**The task**
Write the data out again exactly, with no pictures.
----------
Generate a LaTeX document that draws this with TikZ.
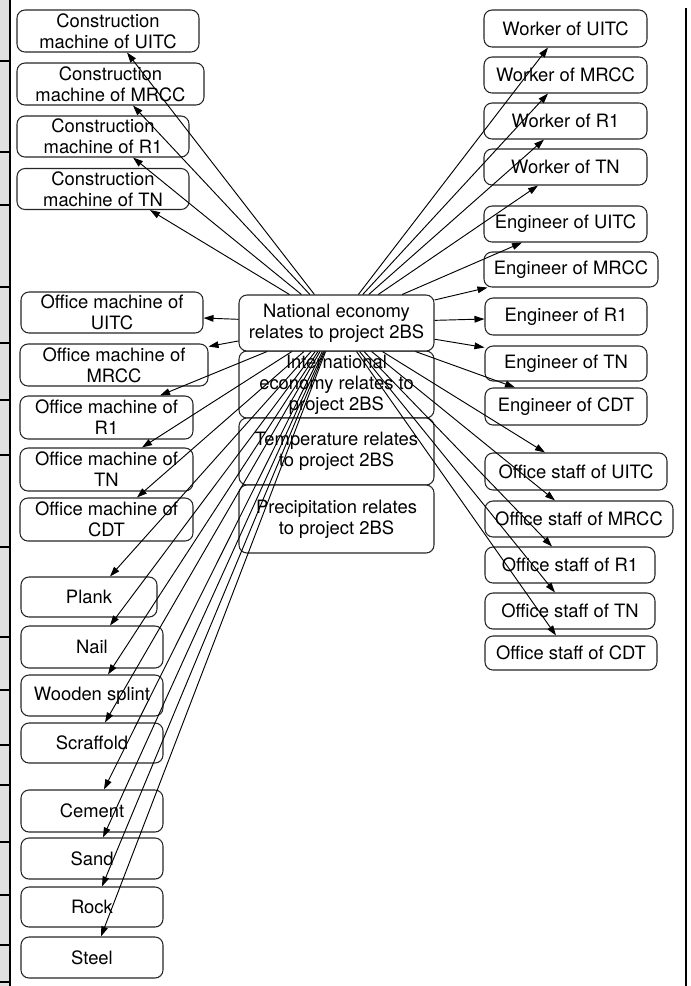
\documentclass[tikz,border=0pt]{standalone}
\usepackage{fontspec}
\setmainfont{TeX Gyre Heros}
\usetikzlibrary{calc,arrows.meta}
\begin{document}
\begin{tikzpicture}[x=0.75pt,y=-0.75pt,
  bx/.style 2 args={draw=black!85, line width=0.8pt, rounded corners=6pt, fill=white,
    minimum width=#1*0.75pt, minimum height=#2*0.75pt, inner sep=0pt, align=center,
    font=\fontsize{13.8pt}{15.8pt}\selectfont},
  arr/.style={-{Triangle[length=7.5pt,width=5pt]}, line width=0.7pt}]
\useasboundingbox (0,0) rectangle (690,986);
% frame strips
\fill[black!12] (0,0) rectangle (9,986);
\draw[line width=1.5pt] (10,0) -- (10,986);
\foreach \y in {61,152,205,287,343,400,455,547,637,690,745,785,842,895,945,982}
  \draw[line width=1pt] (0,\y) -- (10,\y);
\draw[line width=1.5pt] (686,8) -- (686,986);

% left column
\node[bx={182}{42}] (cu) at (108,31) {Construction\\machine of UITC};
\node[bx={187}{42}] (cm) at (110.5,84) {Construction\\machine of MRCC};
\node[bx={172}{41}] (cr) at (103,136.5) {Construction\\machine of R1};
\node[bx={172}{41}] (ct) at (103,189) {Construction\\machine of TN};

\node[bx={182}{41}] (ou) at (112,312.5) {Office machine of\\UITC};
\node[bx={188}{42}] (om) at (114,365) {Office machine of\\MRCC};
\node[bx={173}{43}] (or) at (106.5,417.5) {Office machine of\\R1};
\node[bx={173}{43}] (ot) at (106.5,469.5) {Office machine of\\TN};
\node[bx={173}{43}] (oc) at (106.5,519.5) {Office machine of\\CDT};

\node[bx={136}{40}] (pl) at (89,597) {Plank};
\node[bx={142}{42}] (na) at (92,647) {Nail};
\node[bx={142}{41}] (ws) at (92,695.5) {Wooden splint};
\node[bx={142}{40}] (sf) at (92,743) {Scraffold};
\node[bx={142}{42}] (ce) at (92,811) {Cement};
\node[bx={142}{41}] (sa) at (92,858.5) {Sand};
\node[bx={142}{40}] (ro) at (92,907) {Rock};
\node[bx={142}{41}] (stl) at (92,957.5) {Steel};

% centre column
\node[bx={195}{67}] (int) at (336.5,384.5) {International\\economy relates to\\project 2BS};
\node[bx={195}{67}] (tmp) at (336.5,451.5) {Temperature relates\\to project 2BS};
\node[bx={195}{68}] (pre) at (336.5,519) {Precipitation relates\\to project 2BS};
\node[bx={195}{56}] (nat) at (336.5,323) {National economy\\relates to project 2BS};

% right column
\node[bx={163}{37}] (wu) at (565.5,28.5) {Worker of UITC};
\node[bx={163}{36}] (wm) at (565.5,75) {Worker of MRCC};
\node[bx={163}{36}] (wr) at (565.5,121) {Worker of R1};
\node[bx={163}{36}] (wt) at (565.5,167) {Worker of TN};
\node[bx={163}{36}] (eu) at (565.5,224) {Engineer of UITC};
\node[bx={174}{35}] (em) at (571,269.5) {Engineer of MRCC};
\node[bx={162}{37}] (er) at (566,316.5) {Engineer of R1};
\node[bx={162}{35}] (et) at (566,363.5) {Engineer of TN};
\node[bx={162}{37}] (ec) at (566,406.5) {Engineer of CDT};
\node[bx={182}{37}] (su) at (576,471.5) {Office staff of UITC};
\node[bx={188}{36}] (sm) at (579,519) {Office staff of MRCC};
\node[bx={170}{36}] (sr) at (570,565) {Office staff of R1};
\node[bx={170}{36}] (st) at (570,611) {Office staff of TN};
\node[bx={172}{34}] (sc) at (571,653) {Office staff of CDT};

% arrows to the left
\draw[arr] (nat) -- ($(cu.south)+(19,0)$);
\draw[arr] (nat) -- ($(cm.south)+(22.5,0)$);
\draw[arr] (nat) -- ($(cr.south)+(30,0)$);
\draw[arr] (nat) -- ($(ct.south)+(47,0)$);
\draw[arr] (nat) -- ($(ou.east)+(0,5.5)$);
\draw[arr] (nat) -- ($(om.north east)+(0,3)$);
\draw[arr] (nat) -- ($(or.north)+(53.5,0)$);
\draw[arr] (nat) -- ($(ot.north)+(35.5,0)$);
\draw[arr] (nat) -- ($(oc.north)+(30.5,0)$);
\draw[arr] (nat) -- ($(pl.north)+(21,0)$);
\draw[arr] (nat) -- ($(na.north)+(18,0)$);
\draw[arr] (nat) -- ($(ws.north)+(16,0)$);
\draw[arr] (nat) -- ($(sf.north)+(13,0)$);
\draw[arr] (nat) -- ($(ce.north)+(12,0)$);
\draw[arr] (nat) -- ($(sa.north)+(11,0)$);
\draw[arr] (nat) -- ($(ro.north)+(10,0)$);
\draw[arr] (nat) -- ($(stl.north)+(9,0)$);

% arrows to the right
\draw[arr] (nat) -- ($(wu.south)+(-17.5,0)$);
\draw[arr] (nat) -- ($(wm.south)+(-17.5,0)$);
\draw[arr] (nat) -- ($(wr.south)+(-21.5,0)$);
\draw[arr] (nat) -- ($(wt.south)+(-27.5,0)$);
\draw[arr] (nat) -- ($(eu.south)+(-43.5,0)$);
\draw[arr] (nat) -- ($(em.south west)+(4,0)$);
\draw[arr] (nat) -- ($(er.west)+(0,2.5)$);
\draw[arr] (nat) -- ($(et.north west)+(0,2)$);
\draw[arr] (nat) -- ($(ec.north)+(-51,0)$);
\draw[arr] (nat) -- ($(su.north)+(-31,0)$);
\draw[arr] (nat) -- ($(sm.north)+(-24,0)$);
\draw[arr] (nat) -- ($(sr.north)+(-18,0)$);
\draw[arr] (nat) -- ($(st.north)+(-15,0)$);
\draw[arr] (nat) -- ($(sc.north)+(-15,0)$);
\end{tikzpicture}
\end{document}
----------
**Solution below**
Generate a LaTeX document that draws this with TikZ.
\documentclass[tikz,border=0pt]{standalone}
\usepackage{fontspec}
\setmainfont{TeX Gyre Heros}
\usetikzlibrary{calc,arrows.meta}
\begin{document}
\begin{tikzpicture}[x=0.75pt,y=-0.75pt,
  bx/.style 2 args={draw=black!85, line width=0.8pt, rounded corners=6pt, fill=white,
    minimum width=#1*0.75pt, minimum height=#2*0.75pt, inner sep=0pt, align=center,
    font=\fontsize{13.8pt}{15.8pt}\selectfont},
  arr/.style={-{Triangle[length=7.5pt,width=5pt]}, line width=0.7pt}]
\useasboundingbox (0,0) rectangle (690,986);
% frame strips
\fill[black!12] (0,0) rectangle (9,986);
\draw[line width=1.5pt] (10,0) -- (10,986);
\foreach \y in {61,152,205,287,343,400,455,547,637,690,745,785,842,895,945,982}
  \draw[line width=1pt] (0,\y) -- (10,\y);
\draw[line width=1.5pt] (686,8) -- (686,986);

% left column
\node[bx={182}{42}] (cu) at (108,31) {Construction\\machine of UITC};
\node[bx={187}{42}] (cm) at (110.5,84) {Construction\\machine of MRCC};
\node[bx={172}{41}] (cr) at (103,136.5) {Construction\\machine of R1};
\node[bx={172}{41}] (ct) at (103,189) {Construction\\machine of TN};

\node[bx={182}{41}] (ou) at (112,312.5) {Office machine of\\UITC};
\node[bx={188}{42}] (om) at (114,365) {Office machine of\\MRCC};
\node[bx={173}{43}] (or) at (106.5,417.5) {Office machine of\\R1};
\node[bx={173}{43}] (ot) at (106.5,469.5) {Office machine of\\TN};
\node[bx={173}{43}] (oc) at (106.5,519.5) {Office machine of\\CDT};

\node[bx={136}{40}] (pl) at (89,597) {Plank};
\node[bx={142}{42}] (na) at (92,647) {Nail};
\node[bx={142}{41}] (ws) at (92,695.5) {Wooden splint};
\node[bx={142}{40}] (sf) at (92,743) {Scraffold};
\node[bx={142}{42}] (ce) at (92,811) {Cement};
\node[bx={142}{41}] (sa) at (92,858.5) {Sand};
\node[bx={142}{40}] (ro) at (92,907) {Rock};
\node[bx={142}{41}] (stl) at (92,957.5) {Steel};

% centre column
\node[bx={195}{67}] (int) at (336.5,384.5) {International\\economy relates to\\project 2BS};
\node[bx={195}{67}] (tmp) at (336.5,451.5) {Temperature relates\\to project 2BS};
\node[bx={195}{68}] (pre) at (336.5,519) {Precipitation relates\\to project 2BS};
\node[bx={195}{56}] (nat) at (336.5,323) {National economy\\relates to project 2BS};

% right column
\node[bx={163}{37}] (wu) at (565.5,28.5) {Worker of UITC};
\node[bx={163}{36}] (wm) at (565.5,75) {Worker of MRCC};
\node[bx={163}{36}] (wr) at (565.5,121) {Worker of R1};
\node[bx={163}{36}] (wt) at (565.5,167) {Worker of TN};
\node[bx={163}{36}] (eu) at (565.5,224) {Engineer of UITC};
\node[bx={174}{35}] (em) at (571,269.5) {Engineer of MRCC};
\node[bx={162}{37}] (er) at (566,316.5) {Engineer of R1};
\node[bx={162}{35}] (et) at (566,363.5) {Engineer of TN};
\node[bx={162}{37}] (ec) at (566,406.5) {Engineer of CDT};
\node[bx={182}{37}] (su) at (576,471.5) {Office staff of UITC};
\node[bx={188}{36}] (sm) at (579,519) {Office staff of MRCC};
\node[bx={170}{36}] (sr) at (570,565) {Office staff of R1};
\node[bx={170}{36}] (st) at (570,611) {Office staff of TN};
\node[bx={172}{34}] (sc) at (571,653) {Office staff of CDT};

% arrows to the left
\draw[arr] (nat) -- ($(cu.south)+(19,0)$);
\draw[arr] (nat) -- ($(cm.south)+(22.5,0)$);
\draw[arr] (nat) -- ($(cr.south)+(30,0)$);
\draw[arr] (nat) -- ($(ct.south)+(47,0)$);
\draw[arr] (nat) -- ($(ou.east)+(0,5.5)$);
\draw[arr] (nat) -- ($(om.north east)+(0,3)$);
\draw[arr] (nat) -- ($(or.north)+(53.5,0)$);
\draw[arr] (nat) -- ($(ot.north)+(35.5,0)$);
\draw[arr] (nat) -- ($(oc.north)+(30.5,0)$);
\draw[arr] (nat) -- ($(pl.north)+(21,0)$);
\draw[arr] (nat) -- ($(na.north)+(18,0)$);
\draw[arr] (nat) -- ($(ws.north)+(16,0)$);
\draw[arr] (nat) -- ($(sf.north)+(13,0)$);
\draw[arr] (nat) -- ($(ce.north)+(12,0)$);
\draw[arr] (nat) -- ($(sa.north)+(11,0)$);
\draw[arr] (nat) -- ($(ro.north)+(10,0)$);
\draw[arr] (nat) -- ($(stl.north)+(9,0)$);

% arrows to the right
\draw[arr] (nat) -- ($(wu.south)+(-17.5,0)$);
\draw[arr] (nat) -- ($(wm.south)+(-17.5,0)$);
\draw[arr] (nat) -- ($(wr.south)+(-21.5,0)$);
\draw[arr] (nat) -- ($(wt.south)+(-27.5,0)$);
\draw[arr] (nat) -- ($(eu.south)+(-43.5,0)$);
\draw[arr] (nat) -- ($(em.south west)+(4,0)$);
\draw[arr] (nat) -- ($(er.west)+(0,2.5)$);
\draw[arr] (nat) -- ($(et.north west)+(0,2)$);
\draw[arr] (nat) -- ($(ec.north)+(-51,0)$);
\draw[arr] (nat) -- ($(su.north)+(-31,0)$);
\draw[arr] (nat) -- ($(sm.north)+(-24,0)$);
\draw[arr] (nat) -- ($(sr.north)+(-18,0)$);
\draw[arr] (nat) -- ($(st.north)+(-15,0)$);
\draw[arr] (nat) -- ($(sc.north)+(-15,0)$);
\end{tikzpicture}
\end{document}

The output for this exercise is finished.